# Angular momentum of two objects help

1. Nov 28, 2007

### quickclick330

Two small objects each of mass m = 0.6 kg are connected by a lightweight rod of length d = 1.3 m (Figure 9.60). At a particular instant they have velocities whose magnitudes are v1 = 27 m/s and v2 = 67 m/s and are subjected to external forces whose magnitudes are F1 = 51 N and F2 = 32 N. The distance h = 0.3 m, and the distance w = 0.5 m. The system is moving in outer space.

(a) What is the total (linear) momentum total of this system?

(b) What is the velocity cm of the center of mass?

(c) What is the total angular momentum A of the system relative to point A?

(d) What is the rotational angular momentum rot of the system?

(e) What is the translational angular momentum trans of the system relative to point A?

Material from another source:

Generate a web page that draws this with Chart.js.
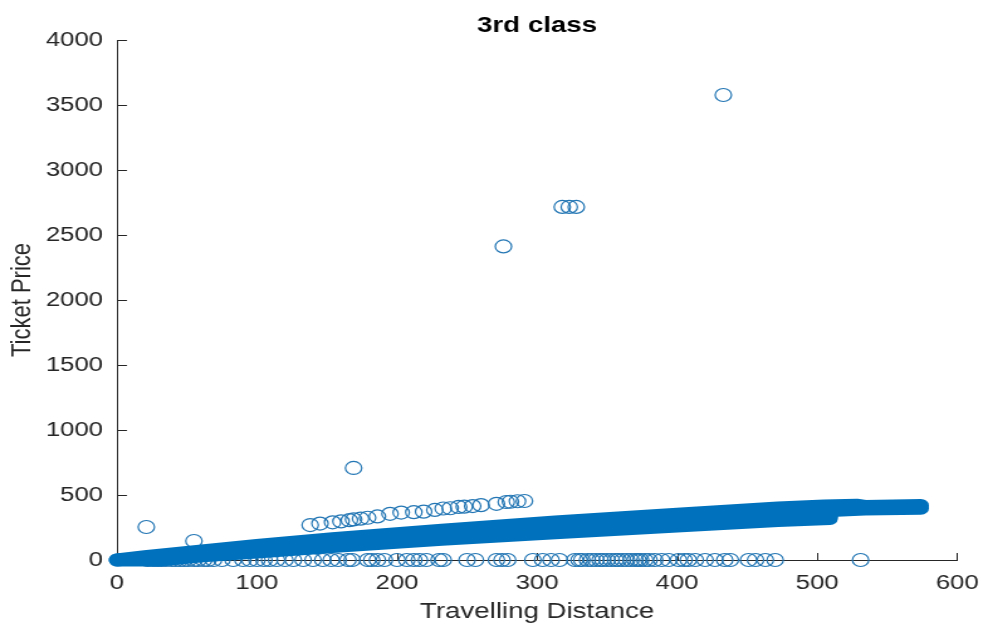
<!DOCTYPE html>
<html>
  <head>
    <meta charset="UTF-8" />
    <title>3rd class</title>
    <script src="https://cdn.jsdelivr.net/npm/chart.js"></script>
    <style>
      body {
        margin: 0;
        background: #ffffff;
        overflow: hidden;
      }

      /* the plot is drawn narrow and widened, like the exported figure */
      #figure {
        width: 790px;
        height: 626px;
        transform: scaleX(1.257);
        transform-origin: 0 0;
      }

      #fareChart {
        display: block;
      }
    </style>
  </head>

  <body>
    <div id="figure">
      <canvas id="fareChart" width="790" height="626"></canvas>
    </div>

    <script>
      // Tick values
      const xTicks = [0, 100, 200, 300, 400, 500, 600];
      const yTicks = [0, 500, 1000, 1500, 2000, 2500, 3000, 3500, 4000];

      // Dense cloud of fares: upper and lower edges of the solid band
      const bandTopDist = [0, 20, 59, 100, 154, 232, 313, 400, 472, 505, 528, 534, 574];
      const bandTopPrice = [0, 25, 68, 112, 163, 230, 292, 352, 400, 415, 422, 412, 419];
      const bandLowDist = [0, 30, 59, 100, 154, 232, 313, 400, 472, 509, 510, 534, 574];
      const bandLowPrice = [0, 0, 30, 62, 104, 160, 210, 262, 304, 320, 381, 392, 398];

      // Tickets sold at zero price
      const freeDist = [
        22, 26, 29, 32, 35, 39, 42, 45, 48, 51, 55, 58, 62, 65, 69, 75, 83, 90,
        95, 100, 105, 109, 114, 120, 126, 133, 140, 147, 153, 158, 165, 168,
        179, 182, 186, 191, 200, 207, 212, 216, 221, 230, 233, 250, 256, 271,
        275, 279, 297, 304, 310, 316, 327, 330, 332, 336, 339, 342, 345, 347,
        350, 353, 356, 358, 361, 364, 367, 370, 372, 374, 377, 380, 384, 389,
        394, 401, 405, 408, 413, 420, 427, 434, 438, 451, 456, 463, 470, 531,
      ];

      // Row of pricier fares just above the band
      const upperDist = [
        138, 145, 154, 160, 166, 169, 174, 179, 186, 195, 203, 212, 219, 227,
        233, 238, 244, 248, 254, 260, 271, 278, 281, 286, 291,
      ];
      const upperPrice = [
        269, 280, 290, 297, 306, 312, 318, 325, 335, 355, 365, 368, 372, 385,
        396, 398, 408, 410, 415, 422, 432, 446, 448, 452, 454,
      ];

      // Isolated outliers
      const outlierDist = [21, 55, 169, 276, 318, 323, 328, 433];
      const outlierPrice = [254, 146, 708, 2412, 2716, 2716, 2716, 3577];

      const blue = "#0072BD";
      const ringColor = "rgb(35,118,180)";
      const axisColor = "#262626";
      const fontFamily = "'Liberation Sans', Arial, Helvetica, sans-serif";

      function toPoints(xs, ys) {
        return xs.map((x, i) => ({ x: x, y: ys[i] }));
      }

      const freePrice = freeDist.map(() => 0);

      // MATLAB style tick marks pointing into the axes
      const inwardTicks = {
        id: "inwardTicks",
        beforeDatasetsDraw(chart) {
          const { ctx, chartArea } = chart;
          const x = chart.scales.x;
          const y = chart.scales.y;
          ctx.save();
          ctx.strokeStyle = axisColor;
          ctx.lineWidth = 1;
          ctx.beginPath();
          x.ticks.forEach((t) => {
            const px = Math.round(x.getPixelForValue(t.value)) + 0.5;
            ctx.moveTo(px, chartArea.bottom);
            ctx.lineTo(px, chartArea.bottom - 7);
          });
          y.ticks.forEach((t) => {
            const py = Math.round(y.getPixelForValue(t.value)) + 0.5;
            ctx.moveTo(chartArea.left, py);
            ctx.lineTo(chartArea.left + 8, py);
          });
          ctx.stroke();
          ctx.restore();
        },
      };

      const ringStyle = {
        type: "scatter",
        showLine: false,
        pointStyle: "circle",
        pointRadius: 6.5,
        pointHoverRadius: 6.5,
        pointBorderWidth: 1.2,
        pointBorderColor: ringColor,
        pointBackgroundColor: "rgba(0,0,0,0)",
        clip: false,
      };

      const plainNumber = (value) => String(value);

      const chart = new Chart(document.getElementById("fareChart"), {
        type: "scatter",
        data: {
          datasets: [
            {
              type: "line",
              label: "band top",
              data: toPoints(bandTopDist, bandTopPrice),
              borderColor: blue,
              borderWidth: 13,
              borderCapStyle: "round",
              borderJoinStyle: "round",
              pointRadius: 0,
              tension: 0,
              fill: false,
              clip: false,
            },
            {
              type: "line",
              label: "band bottom",
              data: toPoints(bandLowDist, bandLowPrice),
              borderColor: blue,
              backgroundColor: blue,
              borderWidth: 13,
              borderCapStyle: "round",
              borderJoinStyle: "round",
              pointRadius: 0,
              tension: 0,
              fill: "-1",
              clip: false,
            },
            Object.assign({ label: "free", data: toPoints(freeDist, freePrice) }, ringStyle),
            Object.assign({ label: "upper", data: toPoints(upperDist, upperPrice) }, ringStyle),
            Object.assign({ label: "outliers", data: toPoints(outlierDist, outlierPrice) }, ringStyle),
          ],
        },
        options: {
          responsive: false,
          animation: false,
          devicePixelRatio: 1,
          layout: {
            padding: { left: 0, right: 21.5, top: 0, bottom: 0 },
          },
          plugins: {
            legend: { display: false },
            tooltip: { enabled: false },
            title: {
              display: true,
              text: "3rd class",
              fullSize: false,
              color: "#000000",
              font: { family: fontFamily, size: 22, weight: "bold" },
              padding: { top: 13, bottom: 0.6 },
            },
          },
          scales: {
            x: {
              type: "linear",
              min: 0,
              max: 600,
              afterBuildTicks: (scale) => {
                scale.ticks = xTicks.map((v) => ({ value: v }));
              },
              afterFit: (scale) => {
                scale.height = 66;
              },
              grid: { display: false, drawTicks: false },
              border: { display: true, color: axisColor, width: 1 },
              ticks: {
                color: axisColor,
                padding: 11.4,
                callback: plainNumber,
                font: { family: fontFamily, size: 20.5 },
              },
              title: {
                display: true,
                text: "Travelling Distance",
                color: axisColor,
                font: { family: fontFamily, size: 22 },
                padding: { top: 0, bottom: 1 },
              },
            },
            y: {
              type: "linear",
              min: 0,
              max: 4000,
              afterBuildTicks: (scale) => {
                scale.ticks = yTicks.map((v) => ({ value: v }));
              },
              afterFit: (scale) => {
                scale.width = 93;
              },
              grid: { display: false, drawTicks: false },
              border: { display: true, color: axisColor, width: 1 },
              ticks: {
                color: axisColor,
                padding: 11,
                callback: plainNumber,
                font: { family: fontFamily, size: 20.5 },
              },
              title: {
                display: true,
                text: "Ticket Price",
                color: axisColor,
                font: { family: fontFamily, size: 22 },
                padding: { top: 4.3, bottom: 0 },
              },
            },
          },
        },
        plugins: [inwardTicks],
      });
    </script>
  </body>
</html>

(f) After a short time interval t = 0.16 s, what is the total (linear) momentum total of the system?

Solved So far....

a)linear momentum = <.6 kg * 27 m/s + 0.6 kg * 27 m/s, 0, 0>
= <56.4, 0,0>

b) Vcm = Ptotal/Mtotal = <56.4, 0,0>/1.2 kg = 47.0

c) stuck on this one.....
I'm having trouble understanding what exactly to use for the angular momentum.
LA = r X p (both vectors) but i don't know what to use for r, the position of the center of mass??

Thanks :-)

2. Nov 28, 2007

### Staff: Mentor

Good.

Find the angular momentum of each mass separately and add them up.

3. Nov 28, 2007

### quickclick330

ahh...thats a lot easier to understand. thank you . The direction of both angular momentums would be in the negative direction correct? I got the answer to be 38 kg*m^2/s and I'm trying to apply the right hand rule to find the sign. Usually the momentum is given in the picture so I'm just trying to figure out which direction it is going.

4. Nov 28, 2007

### quickclick330

I'm having trouble with part d now though....

I have Lrot = cm*m*v2 + cm*m*v2

center of mass = cm = d/2

(1.3/2)*0.6*27 + (1.3/2)*0.6 * 67 = 37 ...which the answer is 15.6.

5. Nov 28, 2007

### quickclick330

Well i found my problem but I don't know why its the case....the first d/2 is negative so that makes it work out to 15.6...but why is it negative?

6. Nov 29, 2007

### Staff: Mentor

That's not it. To find the "rotational angular momentum" of the system, look at the system in the center of mass frame. In that frame the top mass moves to the left and the bottom mass moves to the right.

Total angular momentum is the angular momentum about the center of mass plus the angular momentum of the center of mass (which is part e).

7. Nov 29, 2007

### quickclick330

Do you mean its not negative or the 15.6 is wrong? The answer key said -15.6

8. Nov 29, 2007

### Staff: Mentor

I was objecting to your reasoning, not your answer. Looks to me that the system is rotating counterclockwise about the center of mass, which I would call positive. (In the + z direction.)